SET PROBLEM
Write out the records again, exactly, leaving none out.

--- Start of INPUT ---

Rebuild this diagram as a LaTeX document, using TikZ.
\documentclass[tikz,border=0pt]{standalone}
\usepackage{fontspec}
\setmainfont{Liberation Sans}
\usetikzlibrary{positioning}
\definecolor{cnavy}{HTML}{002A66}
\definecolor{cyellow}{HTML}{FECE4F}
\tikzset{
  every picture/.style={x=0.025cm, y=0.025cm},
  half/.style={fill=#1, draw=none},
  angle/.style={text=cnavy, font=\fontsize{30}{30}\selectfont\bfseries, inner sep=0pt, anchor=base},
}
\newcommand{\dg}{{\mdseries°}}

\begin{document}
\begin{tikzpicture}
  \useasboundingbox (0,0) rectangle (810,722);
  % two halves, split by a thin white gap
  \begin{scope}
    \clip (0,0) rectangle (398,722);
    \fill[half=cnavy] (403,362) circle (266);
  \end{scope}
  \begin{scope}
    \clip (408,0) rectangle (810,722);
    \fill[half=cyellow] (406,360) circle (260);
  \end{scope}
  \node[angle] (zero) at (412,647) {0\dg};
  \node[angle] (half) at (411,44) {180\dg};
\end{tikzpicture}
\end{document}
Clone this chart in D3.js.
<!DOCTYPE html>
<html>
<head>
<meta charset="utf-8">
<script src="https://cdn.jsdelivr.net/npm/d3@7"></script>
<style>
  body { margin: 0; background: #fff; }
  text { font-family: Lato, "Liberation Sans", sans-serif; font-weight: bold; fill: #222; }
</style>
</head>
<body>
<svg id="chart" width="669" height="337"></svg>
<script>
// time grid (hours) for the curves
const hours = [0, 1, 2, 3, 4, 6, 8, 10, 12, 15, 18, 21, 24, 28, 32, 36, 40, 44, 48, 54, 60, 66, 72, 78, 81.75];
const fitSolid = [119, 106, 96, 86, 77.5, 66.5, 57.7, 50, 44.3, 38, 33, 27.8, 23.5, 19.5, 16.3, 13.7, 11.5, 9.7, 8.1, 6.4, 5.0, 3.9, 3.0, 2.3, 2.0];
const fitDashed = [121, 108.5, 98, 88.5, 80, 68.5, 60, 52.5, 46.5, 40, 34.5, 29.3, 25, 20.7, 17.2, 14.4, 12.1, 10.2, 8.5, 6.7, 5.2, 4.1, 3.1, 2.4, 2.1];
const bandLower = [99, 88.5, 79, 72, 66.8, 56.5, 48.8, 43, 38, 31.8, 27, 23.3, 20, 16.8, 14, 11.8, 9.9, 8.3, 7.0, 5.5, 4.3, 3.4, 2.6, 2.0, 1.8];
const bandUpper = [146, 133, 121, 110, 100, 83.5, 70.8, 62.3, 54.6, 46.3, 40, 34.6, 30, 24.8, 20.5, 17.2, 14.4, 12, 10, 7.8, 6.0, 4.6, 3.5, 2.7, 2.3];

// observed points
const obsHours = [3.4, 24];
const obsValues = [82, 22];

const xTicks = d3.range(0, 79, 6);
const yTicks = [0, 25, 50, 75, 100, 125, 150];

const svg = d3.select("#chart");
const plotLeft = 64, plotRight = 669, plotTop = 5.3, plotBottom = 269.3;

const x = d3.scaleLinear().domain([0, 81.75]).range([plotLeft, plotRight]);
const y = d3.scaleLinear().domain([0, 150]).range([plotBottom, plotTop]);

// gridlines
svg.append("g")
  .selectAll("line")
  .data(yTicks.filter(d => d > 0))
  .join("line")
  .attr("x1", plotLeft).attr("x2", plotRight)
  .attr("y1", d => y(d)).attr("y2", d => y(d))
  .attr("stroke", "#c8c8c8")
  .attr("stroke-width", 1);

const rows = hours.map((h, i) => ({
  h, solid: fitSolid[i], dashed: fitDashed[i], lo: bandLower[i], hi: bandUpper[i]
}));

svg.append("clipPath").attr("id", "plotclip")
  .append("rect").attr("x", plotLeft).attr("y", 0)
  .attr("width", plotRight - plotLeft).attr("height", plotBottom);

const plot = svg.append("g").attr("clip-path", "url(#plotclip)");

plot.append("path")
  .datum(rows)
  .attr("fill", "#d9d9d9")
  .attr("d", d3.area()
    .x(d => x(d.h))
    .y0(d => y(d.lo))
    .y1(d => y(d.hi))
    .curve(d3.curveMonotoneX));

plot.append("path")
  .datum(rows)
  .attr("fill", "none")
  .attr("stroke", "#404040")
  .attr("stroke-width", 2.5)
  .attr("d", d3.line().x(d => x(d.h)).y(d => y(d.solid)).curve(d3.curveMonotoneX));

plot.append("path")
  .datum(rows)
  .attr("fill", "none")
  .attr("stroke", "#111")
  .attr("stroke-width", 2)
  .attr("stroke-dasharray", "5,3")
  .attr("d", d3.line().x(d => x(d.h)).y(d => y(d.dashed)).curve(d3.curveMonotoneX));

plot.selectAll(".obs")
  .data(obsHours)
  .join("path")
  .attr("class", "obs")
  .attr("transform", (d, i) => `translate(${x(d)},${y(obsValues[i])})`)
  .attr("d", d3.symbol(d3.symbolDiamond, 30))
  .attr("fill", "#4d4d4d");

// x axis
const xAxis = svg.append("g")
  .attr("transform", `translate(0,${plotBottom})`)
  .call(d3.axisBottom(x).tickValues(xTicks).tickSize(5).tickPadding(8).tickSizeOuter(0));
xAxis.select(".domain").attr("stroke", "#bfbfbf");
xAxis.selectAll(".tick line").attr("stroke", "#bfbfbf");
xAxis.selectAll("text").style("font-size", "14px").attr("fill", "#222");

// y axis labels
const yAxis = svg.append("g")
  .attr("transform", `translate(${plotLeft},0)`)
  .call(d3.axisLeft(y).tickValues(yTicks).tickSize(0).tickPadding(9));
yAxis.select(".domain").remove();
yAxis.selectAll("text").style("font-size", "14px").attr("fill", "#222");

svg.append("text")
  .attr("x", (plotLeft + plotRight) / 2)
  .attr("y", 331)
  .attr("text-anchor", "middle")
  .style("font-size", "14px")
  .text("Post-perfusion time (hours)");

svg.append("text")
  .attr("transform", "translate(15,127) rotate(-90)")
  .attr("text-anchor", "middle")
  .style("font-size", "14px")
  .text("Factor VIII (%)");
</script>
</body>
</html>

--- End of INPUT ---

FINISHED TASK
Rebuild this diagram as a LaTeX document, using TikZ.
\documentclass[tikz,border=0pt]{standalone}
\usepackage{fontspec}
\setmainfont{Liberation Sans}
\usetikzlibrary{positioning}
\definecolor{cnavy}{HTML}{002A66}
\definecolor{cyellow}{HTML}{FECE4F}
\tikzset{
  every picture/.style={x=0.025cm, y=0.025cm},
  half/.style={fill=#1, draw=none},
  angle/.style={text=cnavy, font=\fontsize{30}{30}\selectfont\bfseries, inner sep=0pt, anchor=base},
}
\newcommand{\dg}{{\mdseries°}}

\begin{document}
\begin{tikzpicture}
  \useasboundingbox (0,0) rectangle (810,722);
  % two halves, split by a thin white gap
  \begin{scope}
    \clip (0,0) rectangle (398,722);
    \fill[half=cnavy] (403,362) circle (266);
  \end{scope}
  \begin{scope}
    \clip (408,0) rectangle (810,722);
    \fill[half=cyellow] (406,360) circle (260);
  \end{scope}
  \node[angle] (zero) at (412,647) {0\dg};
  \node[angle] (half) at (411,44) {180\dg};
\end{tikzpicture}
\end{document}
Clone this chart in D3.js.
<!DOCTYPE html>
<html>
<head>
<meta charset="utf-8">
<script src="https://cdn.jsdelivr.net/npm/d3@7"></script>
<style>
  body { margin: 0; background: #fff; }
  text { font-family: Lato, "Liberation Sans", sans-serif; font-weight: bold; fill: #222; }
</style>
</head>
<body>
<svg id="chart" width="669" height="337"></svg>
<script>
// time grid (hours) for the curves
const hours = [0, 1, 2, 3, 4, 6, 8, 10, 12, 15, 18, 21, 24, 28, 32, 36, 40, 44, 48, 54, 60, 66, 72, 78, 81.75];
const fitSolid = [119, 106, 96, 86, 77.5, 66.5, 57.7, 50, 44.3, 38, 33, 27.8, 23.5, 19.5, 16.3, 13.7, 11.5, 9.7, 8.1, 6.4, 5.0, 3.9, 3.0, 2.3, 2.0];
const fitDashed = [121, 108.5, 98, 88.5, 80, 68.5, 60, 52.5, 46.5, 40, 34.5, 29.3, 25, 20.7, 17.2, 14.4, 12.1, 10.2, 8.5, 6.7, 5.2, 4.1, 3.1, 2.4, 2.1];
const bandLower = [99, 88.5, 79, 72, 66.8, 56.5, 48.8, 43, 38, 31.8, 27, 23.3, 20, 16.8, 14, 11.8, 9.9, 8.3, 7.0, 5.5, 4.3, 3.4, 2.6, 2.0, 1.8];
const bandUpper = [146, 133, 121, 110, 100, 83.5, 70.8, 62.3, 54.6, 46.3, 40, 34.6, 30, 24.8, 20.5, 17.2, 14.4, 12, 10, 7.8, 6.0, 4.6, 3.5, 2.7, 2.3];

// observed points
const obsHours = [3.4, 24];
const obsValues = [82, 22];

const xTicks = d3.range(0, 79, 6);
const yTicks = [0, 25, 50, 75, 100, 125, 150];

const svg = d3.select("#chart");
const plotLeft = 64, plotRight = 669, plotTop = 5.3, plotBottom = 269.3;

const x = d3.scaleLinear().domain([0, 81.75]).range([plotLeft, plotRight]);
const y = d3.scaleLinear().domain([0, 150]).range([plotBottom, plotTop]);

// gridlines
svg.append("g")
  .selectAll("line")
  .data(yTicks.filter(d => d > 0))
  .join("line")
  .attr("x1", plotLeft).attr("x2", plotRight)
  .attr("y1", d => y(d)).attr("y2", d => y(d))
  .attr("stroke", "#c8c8c8")
  .attr("stroke-width", 1);

const rows = hours.map((h, i) => ({
  h, solid: fitSolid[i], dashed: fitDashed[i], lo: bandLower[i], hi: bandUpper[i]
}));

svg.append("clipPath").attr("id", "plotclip")
  .append("rect").attr("x", plotLeft).attr("y", 0)
  .attr("width", plotRight - plotLeft).attr("height", plotBottom);

const plot = svg.append("g").attr("clip-path", "url(#plotclip)");

plot.append("path")
  .datum(rows)
  .attr("fill", "#d9d9d9")
  .attr("d", d3.area()
    .x(d => x(d.h))
    .y0(d => y(d.lo))
    .y1(d => y(d.hi))
    .curve(d3.curveMonotoneX));

plot.append("path")
  .datum(rows)
  .attr("fill", "none")
  .attr("stroke", "#404040")
  .attr("stroke-width", 2.5)
  .attr("d", d3.line().x(d => x(d.h)).y(d => y(d.solid)).curve(d3.curveMonotoneX));

plot.append("path")
  .datum(rows)
  .attr("fill", "none")
  .attr("stroke", "#111")
  .attr("stroke-width", 2)
  .attr("stroke-dasharray", "5,3")
  .attr("d", d3.line().x(d => x(d.h)).y(d => y(d.dashed)).curve(d3.curveMonotoneX));

plot.selectAll(".obs")
  .data(obsHours)
  .join("path")
  .attr("class", "obs")
  .attr("transform", (d, i) => `translate(${x(d)},${y(obsValues[i])})`)
  .attr("d", d3.symbol(d3.symbolDiamond, 30))
  .attr("fill", "#4d4d4d");

// x axis
const xAxis = svg.append("g")
  .attr("transform", `translate(0,${plotBottom})`)
  .call(d3.axisBottom(x).tickValues(xTicks).tickSize(5).tickPadding(8).tickSizeOuter(0));
xAxis.select(".domain").attr("stroke", "#bfbfbf");
xAxis.selectAll(".tick line").attr("stroke", "#bfbfbf");
xAxis.selectAll("text").style("font-size", "14px").attr("fill", "#222");

// y axis labels
const yAxis = svg.append("g")
  .attr("transform", `translate(${plotLeft},0)`)
  .call(d3.axisLeft(y).tickValues(yTicks).tickSize(0).tickPadding(9));
yAxis.select(".domain").remove();
yAxis.selectAll("text").style("font-size", "14px").attr("fill", "#222");

svg.append("text")
  .attr("x", (plotLeft + plotRight) / 2)
  .attr("y", 331)
  .attr("text-anchor", "middle")
  .style("font-size", "14px")
  .text("Post-perfusion time (hours)");

svg.append("text")
  .attr("transform", "translate(15,127) rotate(-90)")
  .attr("text-anchor", "middle")
  .style("font-size", "14px")
  .text("Factor VIII (%)");
</script>
</body>
</html>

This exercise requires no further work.